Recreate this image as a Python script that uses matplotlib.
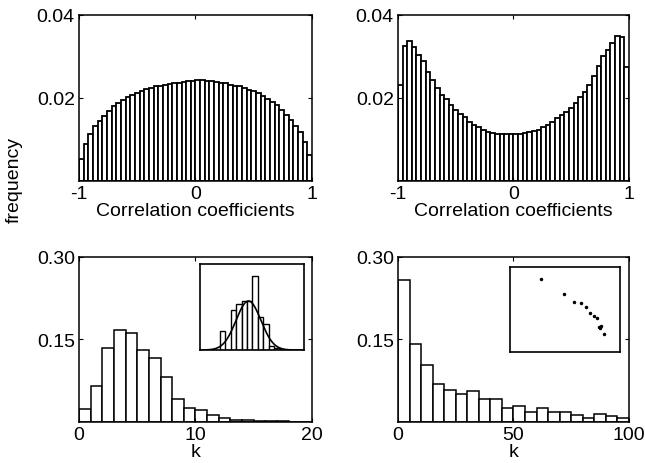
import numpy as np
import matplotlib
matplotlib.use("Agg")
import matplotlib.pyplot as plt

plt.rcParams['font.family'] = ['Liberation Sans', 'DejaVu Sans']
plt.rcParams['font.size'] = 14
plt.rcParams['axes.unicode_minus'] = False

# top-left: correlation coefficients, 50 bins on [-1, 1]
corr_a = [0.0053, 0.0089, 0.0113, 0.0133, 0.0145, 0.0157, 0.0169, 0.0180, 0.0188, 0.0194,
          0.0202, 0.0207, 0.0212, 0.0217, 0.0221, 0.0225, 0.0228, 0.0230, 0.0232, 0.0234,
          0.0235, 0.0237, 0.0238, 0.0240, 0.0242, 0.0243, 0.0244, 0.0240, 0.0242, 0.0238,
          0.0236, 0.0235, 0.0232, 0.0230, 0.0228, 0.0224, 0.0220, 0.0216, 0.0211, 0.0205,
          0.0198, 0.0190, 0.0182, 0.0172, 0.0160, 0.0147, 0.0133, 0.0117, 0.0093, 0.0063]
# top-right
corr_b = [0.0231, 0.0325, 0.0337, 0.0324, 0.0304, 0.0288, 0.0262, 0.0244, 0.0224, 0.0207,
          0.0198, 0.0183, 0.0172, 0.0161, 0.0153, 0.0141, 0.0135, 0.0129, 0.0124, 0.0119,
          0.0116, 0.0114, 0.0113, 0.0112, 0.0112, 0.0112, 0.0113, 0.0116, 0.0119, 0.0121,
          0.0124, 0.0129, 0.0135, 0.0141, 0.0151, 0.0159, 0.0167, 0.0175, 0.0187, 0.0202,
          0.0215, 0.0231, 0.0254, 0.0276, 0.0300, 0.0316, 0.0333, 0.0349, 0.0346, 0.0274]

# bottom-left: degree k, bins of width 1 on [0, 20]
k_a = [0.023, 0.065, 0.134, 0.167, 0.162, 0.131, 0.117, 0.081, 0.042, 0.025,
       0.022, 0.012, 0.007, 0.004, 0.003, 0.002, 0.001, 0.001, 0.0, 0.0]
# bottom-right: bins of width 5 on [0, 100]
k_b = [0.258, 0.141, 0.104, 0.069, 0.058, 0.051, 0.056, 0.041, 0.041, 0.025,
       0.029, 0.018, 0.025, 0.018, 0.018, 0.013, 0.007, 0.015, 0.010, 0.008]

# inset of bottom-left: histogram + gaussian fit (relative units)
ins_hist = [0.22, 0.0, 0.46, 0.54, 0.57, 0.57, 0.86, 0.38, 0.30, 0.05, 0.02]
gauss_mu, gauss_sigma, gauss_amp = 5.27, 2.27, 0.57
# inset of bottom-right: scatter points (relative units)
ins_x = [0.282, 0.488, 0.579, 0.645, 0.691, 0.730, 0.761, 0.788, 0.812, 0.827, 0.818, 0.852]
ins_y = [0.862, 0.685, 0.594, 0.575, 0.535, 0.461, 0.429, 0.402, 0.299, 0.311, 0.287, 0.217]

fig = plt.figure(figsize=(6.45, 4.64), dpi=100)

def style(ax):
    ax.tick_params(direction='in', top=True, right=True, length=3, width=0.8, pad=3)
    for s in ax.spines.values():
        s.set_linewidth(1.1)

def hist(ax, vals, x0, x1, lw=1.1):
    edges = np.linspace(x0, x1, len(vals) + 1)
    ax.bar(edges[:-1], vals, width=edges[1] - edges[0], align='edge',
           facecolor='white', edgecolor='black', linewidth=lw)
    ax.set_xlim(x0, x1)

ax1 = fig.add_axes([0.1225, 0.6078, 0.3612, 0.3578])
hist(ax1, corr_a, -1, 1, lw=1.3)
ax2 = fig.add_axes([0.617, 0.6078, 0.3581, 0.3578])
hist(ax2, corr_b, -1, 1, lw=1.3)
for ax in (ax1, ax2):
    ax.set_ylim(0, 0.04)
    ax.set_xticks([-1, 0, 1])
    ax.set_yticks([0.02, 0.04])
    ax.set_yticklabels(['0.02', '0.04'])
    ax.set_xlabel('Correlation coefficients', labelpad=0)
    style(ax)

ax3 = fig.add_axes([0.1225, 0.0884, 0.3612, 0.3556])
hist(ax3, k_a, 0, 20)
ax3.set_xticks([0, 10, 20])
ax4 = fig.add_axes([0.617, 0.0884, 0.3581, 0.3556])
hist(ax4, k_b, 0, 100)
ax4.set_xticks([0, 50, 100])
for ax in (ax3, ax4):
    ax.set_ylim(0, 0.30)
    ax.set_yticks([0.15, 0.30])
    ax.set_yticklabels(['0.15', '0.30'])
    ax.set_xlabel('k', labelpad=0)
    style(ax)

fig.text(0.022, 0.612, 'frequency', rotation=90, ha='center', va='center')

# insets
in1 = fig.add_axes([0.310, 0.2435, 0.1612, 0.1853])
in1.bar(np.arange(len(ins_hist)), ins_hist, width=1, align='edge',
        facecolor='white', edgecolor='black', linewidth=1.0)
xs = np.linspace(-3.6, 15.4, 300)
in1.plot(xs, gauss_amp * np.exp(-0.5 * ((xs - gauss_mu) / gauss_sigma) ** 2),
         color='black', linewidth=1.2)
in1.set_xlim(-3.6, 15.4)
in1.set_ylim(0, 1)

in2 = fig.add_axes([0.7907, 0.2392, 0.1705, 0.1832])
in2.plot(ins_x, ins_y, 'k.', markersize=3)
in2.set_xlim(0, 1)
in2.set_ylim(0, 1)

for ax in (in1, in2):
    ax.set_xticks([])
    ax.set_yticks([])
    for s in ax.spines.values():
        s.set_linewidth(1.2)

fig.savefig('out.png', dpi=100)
----------------------------------------
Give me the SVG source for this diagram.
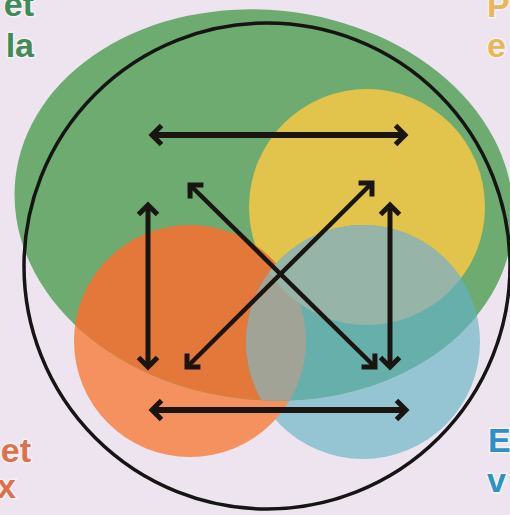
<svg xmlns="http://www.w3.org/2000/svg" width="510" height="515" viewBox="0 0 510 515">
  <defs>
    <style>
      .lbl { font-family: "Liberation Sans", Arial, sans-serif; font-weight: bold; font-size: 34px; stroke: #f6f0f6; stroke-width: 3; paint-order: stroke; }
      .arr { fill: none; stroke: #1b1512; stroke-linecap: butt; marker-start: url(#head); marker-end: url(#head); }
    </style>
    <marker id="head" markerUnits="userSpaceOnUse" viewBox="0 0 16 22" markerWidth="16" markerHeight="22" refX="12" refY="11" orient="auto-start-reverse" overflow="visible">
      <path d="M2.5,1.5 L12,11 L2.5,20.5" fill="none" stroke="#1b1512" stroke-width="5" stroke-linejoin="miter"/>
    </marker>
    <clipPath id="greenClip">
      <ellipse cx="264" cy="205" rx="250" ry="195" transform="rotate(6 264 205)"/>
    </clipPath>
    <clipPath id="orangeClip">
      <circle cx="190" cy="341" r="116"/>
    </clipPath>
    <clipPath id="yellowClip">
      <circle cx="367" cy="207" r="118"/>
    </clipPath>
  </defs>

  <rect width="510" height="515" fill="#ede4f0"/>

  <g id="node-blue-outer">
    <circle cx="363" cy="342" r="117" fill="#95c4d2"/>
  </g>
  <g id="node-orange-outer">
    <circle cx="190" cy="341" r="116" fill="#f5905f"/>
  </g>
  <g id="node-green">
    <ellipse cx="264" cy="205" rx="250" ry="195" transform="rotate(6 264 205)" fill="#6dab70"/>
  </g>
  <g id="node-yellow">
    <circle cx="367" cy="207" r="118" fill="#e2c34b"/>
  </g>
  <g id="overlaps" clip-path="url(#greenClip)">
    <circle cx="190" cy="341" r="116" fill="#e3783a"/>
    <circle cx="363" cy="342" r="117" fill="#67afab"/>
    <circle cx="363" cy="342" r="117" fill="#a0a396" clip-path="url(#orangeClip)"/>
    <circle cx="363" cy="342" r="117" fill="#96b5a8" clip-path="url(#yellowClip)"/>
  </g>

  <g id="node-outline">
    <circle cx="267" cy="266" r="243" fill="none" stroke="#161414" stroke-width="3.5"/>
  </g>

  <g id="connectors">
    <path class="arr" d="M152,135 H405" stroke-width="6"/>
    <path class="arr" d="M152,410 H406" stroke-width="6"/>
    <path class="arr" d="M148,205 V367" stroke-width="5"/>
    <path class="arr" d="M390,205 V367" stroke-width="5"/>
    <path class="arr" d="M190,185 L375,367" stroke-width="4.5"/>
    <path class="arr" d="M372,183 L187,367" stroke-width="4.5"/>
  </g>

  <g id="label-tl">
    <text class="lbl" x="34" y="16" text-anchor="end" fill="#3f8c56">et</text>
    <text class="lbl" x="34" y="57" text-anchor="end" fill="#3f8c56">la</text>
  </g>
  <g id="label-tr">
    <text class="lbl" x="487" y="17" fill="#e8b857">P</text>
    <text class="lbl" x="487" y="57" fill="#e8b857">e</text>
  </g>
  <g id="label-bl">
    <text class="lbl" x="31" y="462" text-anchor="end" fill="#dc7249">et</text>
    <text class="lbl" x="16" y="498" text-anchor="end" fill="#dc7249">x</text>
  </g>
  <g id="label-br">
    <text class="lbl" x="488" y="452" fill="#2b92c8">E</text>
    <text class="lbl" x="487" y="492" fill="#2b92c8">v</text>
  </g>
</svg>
----------------------------------------
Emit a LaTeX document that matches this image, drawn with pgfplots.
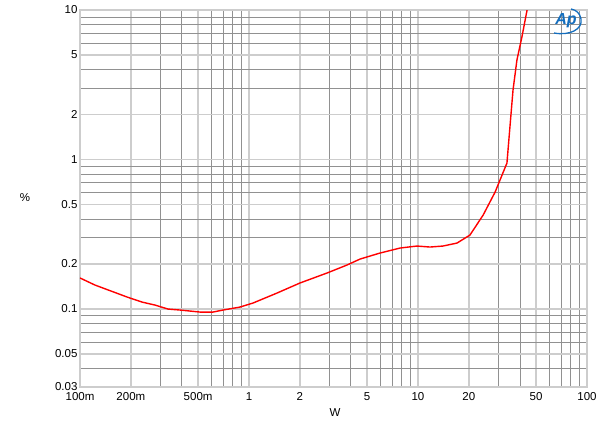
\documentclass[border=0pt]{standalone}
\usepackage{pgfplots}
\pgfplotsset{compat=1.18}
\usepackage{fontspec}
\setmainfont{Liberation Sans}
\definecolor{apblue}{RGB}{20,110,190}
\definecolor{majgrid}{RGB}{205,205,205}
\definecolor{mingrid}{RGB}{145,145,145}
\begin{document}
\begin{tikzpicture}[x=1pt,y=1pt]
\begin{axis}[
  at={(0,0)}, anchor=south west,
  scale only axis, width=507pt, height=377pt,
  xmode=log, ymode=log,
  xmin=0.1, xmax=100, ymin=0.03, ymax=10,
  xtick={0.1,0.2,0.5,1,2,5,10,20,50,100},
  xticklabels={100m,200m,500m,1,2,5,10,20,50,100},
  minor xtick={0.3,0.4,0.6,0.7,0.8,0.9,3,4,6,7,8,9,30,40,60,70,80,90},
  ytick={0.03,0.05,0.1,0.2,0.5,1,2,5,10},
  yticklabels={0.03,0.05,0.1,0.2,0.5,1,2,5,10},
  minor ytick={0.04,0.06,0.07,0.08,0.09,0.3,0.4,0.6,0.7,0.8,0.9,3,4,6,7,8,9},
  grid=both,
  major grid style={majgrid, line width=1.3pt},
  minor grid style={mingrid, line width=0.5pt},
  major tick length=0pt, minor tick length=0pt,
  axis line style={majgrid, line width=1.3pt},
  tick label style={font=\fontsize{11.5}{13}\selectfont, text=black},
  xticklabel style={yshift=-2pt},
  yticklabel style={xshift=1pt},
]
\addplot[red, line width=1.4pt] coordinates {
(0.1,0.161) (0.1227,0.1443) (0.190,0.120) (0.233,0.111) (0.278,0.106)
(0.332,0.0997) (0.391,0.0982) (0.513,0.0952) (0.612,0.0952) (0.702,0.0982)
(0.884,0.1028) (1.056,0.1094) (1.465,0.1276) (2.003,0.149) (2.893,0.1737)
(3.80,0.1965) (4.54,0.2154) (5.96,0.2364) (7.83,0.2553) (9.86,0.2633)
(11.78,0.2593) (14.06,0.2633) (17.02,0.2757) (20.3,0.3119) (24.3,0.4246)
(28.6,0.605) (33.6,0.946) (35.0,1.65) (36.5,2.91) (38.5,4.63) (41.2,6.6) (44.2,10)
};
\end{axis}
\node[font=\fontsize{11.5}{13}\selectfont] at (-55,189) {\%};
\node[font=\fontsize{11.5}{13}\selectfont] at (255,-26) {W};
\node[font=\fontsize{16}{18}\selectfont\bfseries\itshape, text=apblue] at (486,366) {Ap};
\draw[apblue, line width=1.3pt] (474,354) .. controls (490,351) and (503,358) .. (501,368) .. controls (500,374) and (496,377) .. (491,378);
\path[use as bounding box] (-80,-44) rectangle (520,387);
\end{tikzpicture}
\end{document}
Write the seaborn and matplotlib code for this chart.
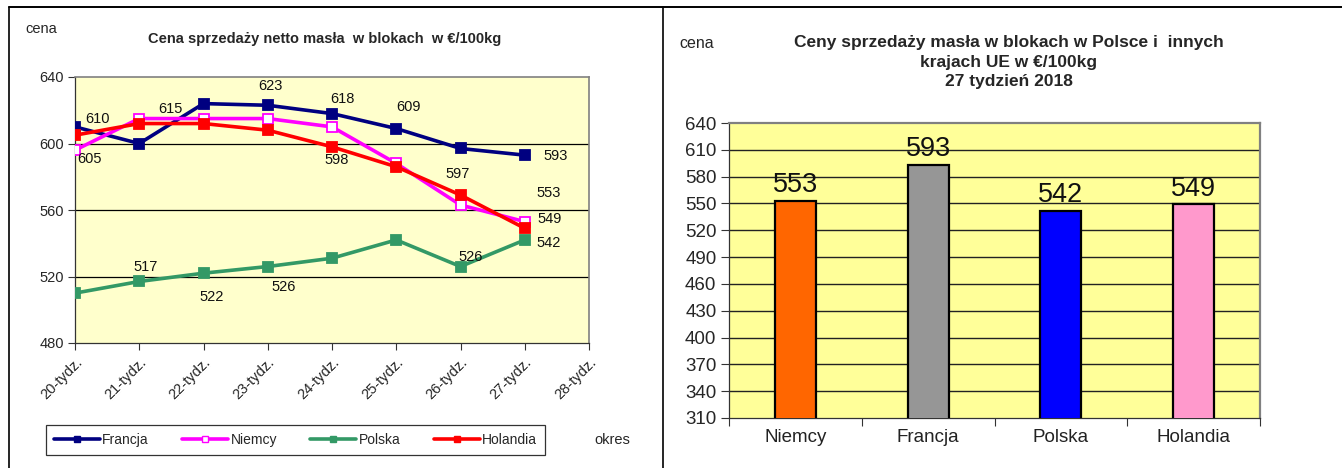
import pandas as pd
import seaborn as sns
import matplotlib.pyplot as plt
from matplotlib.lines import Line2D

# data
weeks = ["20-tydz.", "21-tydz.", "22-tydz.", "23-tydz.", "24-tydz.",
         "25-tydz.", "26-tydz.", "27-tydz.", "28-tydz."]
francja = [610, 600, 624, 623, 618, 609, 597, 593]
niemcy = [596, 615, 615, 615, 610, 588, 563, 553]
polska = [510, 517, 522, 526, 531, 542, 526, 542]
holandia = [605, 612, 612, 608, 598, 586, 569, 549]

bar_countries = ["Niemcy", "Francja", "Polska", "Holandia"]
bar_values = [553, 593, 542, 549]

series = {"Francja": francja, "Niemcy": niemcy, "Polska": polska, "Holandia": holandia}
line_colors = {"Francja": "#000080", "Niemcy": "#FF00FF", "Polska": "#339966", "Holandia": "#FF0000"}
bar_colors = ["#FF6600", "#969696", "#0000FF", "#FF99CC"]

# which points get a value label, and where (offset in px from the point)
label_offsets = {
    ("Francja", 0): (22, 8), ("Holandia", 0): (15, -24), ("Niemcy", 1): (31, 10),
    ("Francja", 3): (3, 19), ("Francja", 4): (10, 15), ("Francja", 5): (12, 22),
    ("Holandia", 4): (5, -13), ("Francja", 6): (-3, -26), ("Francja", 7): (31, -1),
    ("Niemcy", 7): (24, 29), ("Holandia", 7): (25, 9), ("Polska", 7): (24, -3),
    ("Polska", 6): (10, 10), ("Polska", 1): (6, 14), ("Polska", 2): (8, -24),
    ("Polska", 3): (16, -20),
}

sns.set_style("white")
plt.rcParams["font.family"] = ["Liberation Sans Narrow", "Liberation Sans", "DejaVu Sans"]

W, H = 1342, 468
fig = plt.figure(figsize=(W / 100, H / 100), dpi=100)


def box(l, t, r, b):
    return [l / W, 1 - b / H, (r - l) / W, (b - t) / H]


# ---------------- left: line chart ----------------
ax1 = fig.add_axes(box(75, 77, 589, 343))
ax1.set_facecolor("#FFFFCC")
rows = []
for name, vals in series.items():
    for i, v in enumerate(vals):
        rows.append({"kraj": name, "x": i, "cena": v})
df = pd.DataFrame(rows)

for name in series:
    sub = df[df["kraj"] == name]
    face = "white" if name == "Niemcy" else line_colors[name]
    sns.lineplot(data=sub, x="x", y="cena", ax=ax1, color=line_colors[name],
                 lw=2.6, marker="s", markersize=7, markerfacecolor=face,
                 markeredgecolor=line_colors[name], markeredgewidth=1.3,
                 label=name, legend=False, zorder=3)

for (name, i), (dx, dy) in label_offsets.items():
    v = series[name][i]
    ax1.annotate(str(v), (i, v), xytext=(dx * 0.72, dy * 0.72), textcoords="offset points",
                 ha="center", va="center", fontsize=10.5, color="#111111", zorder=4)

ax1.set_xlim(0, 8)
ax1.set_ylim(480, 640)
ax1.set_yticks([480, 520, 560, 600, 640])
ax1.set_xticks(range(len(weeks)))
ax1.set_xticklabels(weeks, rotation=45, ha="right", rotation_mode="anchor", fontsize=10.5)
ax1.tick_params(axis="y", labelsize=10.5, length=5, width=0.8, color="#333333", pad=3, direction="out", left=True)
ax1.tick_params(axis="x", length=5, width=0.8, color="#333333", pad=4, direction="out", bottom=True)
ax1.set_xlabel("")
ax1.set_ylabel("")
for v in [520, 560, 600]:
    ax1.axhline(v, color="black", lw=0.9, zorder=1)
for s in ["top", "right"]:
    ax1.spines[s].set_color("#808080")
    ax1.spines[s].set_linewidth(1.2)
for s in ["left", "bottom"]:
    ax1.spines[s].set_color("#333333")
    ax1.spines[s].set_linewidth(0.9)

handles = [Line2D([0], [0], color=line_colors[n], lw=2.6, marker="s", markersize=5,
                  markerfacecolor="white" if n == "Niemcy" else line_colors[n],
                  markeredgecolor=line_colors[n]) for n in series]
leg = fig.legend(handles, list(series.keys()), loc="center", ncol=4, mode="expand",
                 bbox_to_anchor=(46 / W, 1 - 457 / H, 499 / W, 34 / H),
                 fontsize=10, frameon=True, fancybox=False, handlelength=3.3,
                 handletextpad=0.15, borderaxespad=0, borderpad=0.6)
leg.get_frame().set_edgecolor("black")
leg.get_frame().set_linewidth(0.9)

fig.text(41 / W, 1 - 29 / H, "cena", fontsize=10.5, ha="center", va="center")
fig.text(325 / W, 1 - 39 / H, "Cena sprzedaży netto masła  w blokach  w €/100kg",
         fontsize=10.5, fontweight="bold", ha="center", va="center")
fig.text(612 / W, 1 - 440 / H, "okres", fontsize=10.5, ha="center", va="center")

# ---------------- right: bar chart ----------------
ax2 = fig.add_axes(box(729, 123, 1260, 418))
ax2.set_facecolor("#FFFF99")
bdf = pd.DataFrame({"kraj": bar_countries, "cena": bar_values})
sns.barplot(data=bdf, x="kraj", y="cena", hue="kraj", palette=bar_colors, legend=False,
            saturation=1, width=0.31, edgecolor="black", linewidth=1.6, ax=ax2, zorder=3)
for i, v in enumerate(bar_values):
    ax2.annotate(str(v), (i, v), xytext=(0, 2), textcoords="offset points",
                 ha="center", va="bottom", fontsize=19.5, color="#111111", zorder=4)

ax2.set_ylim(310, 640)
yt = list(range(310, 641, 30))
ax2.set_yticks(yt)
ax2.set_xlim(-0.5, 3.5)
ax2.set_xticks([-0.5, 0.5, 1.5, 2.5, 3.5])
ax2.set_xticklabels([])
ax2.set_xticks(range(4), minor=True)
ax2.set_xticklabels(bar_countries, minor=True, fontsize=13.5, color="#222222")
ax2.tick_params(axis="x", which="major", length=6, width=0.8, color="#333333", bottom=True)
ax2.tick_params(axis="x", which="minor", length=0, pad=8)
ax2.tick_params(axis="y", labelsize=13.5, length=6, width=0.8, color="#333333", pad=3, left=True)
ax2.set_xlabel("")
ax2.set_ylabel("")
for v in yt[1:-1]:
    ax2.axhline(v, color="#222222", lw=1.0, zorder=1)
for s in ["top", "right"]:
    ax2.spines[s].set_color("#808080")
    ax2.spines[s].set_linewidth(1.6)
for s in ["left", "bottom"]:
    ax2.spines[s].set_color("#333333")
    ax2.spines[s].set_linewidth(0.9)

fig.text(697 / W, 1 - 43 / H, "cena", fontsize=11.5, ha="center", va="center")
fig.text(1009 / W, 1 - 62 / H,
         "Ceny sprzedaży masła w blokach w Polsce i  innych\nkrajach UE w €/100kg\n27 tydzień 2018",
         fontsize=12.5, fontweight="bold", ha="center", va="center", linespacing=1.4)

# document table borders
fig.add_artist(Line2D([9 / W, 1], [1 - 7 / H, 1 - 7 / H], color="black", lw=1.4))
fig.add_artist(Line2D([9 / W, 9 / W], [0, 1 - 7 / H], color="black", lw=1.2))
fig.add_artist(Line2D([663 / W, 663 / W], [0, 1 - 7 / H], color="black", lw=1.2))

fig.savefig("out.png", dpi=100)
----------------------------------------
→ The task
Make an exact copy of the lines from the one with "Recreate this image" through the one with "plt.rcParams['axes.unicode_minus'] = False", both ends in, and nothing else. Drop every picture.

→ Exercise answer
Recreate this image as a Python script that uses matplotlib.
import numpy as np
import matplotlib
matplotlib.use("Agg")
import matplotlib.pyplot as plt

plt.rcParams['font.family'] = ['Liberation Sans', 'DejaVu Sans']
plt.rcParams['font.size'] = 14
plt.rcParams['axes.unicode_minus'] = False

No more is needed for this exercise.